Washington Cannabis: What to Watch for in 2021
Because this is the beginning of the year, and because I have had many clients ask me about the status of Washington’s cannabis market lately, I wanted to weigh in on my predictions for Washington cannabis developments in 2021.
Even though we would consider Washington’s marijuana market quite mature when compared to many other states, the Washington State Liquor and Cannabis Board (WSLCB) remains vigilant (and in some cases, militant!) and continues to seek input from stakeholders as it refines its policies and procedures. In early January, the WSLCB adopted a slew of rules that will impact licensees in 2021:
a. Emergency Rules (WAC 314-55-1055) – Marijuana Product Disclosure Form (Effective January 6, 2021)
This rule requires all manufacturers of THC products to disclose all compounds used in production and processing and is specifically targeted to root out any noncompliance with the Vitamin E Acetate Ban (see below).
b.

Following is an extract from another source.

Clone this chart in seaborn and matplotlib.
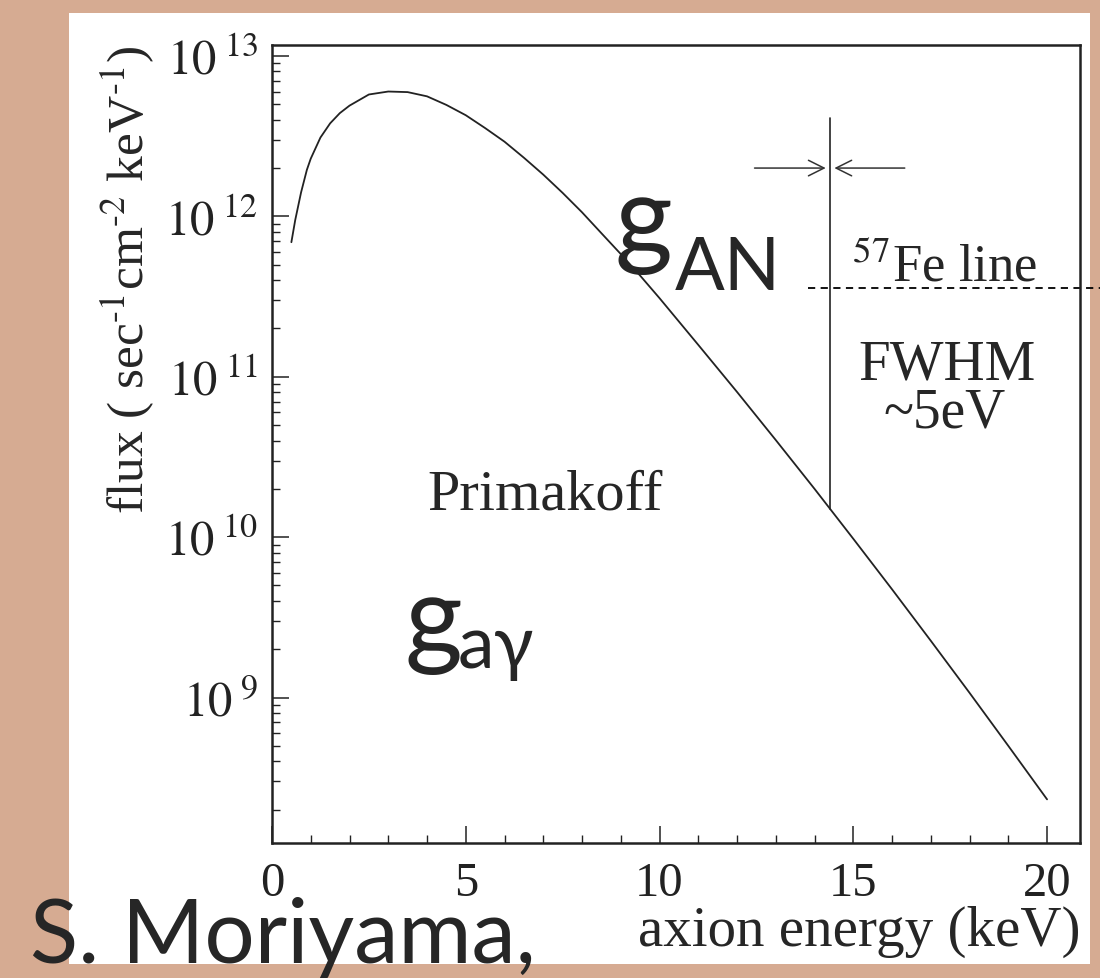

Emergency Rules (WAC 314-55-1065) – LCB Vitamin E Acetate Prohibition (formerly LCB Vitamin E Acetate Ban) (Effective January 6, 2021)
This rule extends the ban on vitamin E acetate.
c. Emergency Rules (WAC 314-55-077) – Marijuana Processor License – Privileges, Requirements and Fees (Effective January 6, 2021)
This extends the emergency rule permitting enforcement action against any licensed marijuana processor that fails to comply with the ban on vitamin E acetate.
d. Emergency Rules (WAC 314-55-079) – Marijuana Retailer License – Privileges, Requirements and Fees (Effective January 6, 2021)
This extends the emergency rule permitting enforcement action against any licensed marijuana retailer that fails to comply with the ban on vitamin E acetate.
e. Adopted Permanent Rule (CR-103P) Certificate of Compliance (relating to location compliance)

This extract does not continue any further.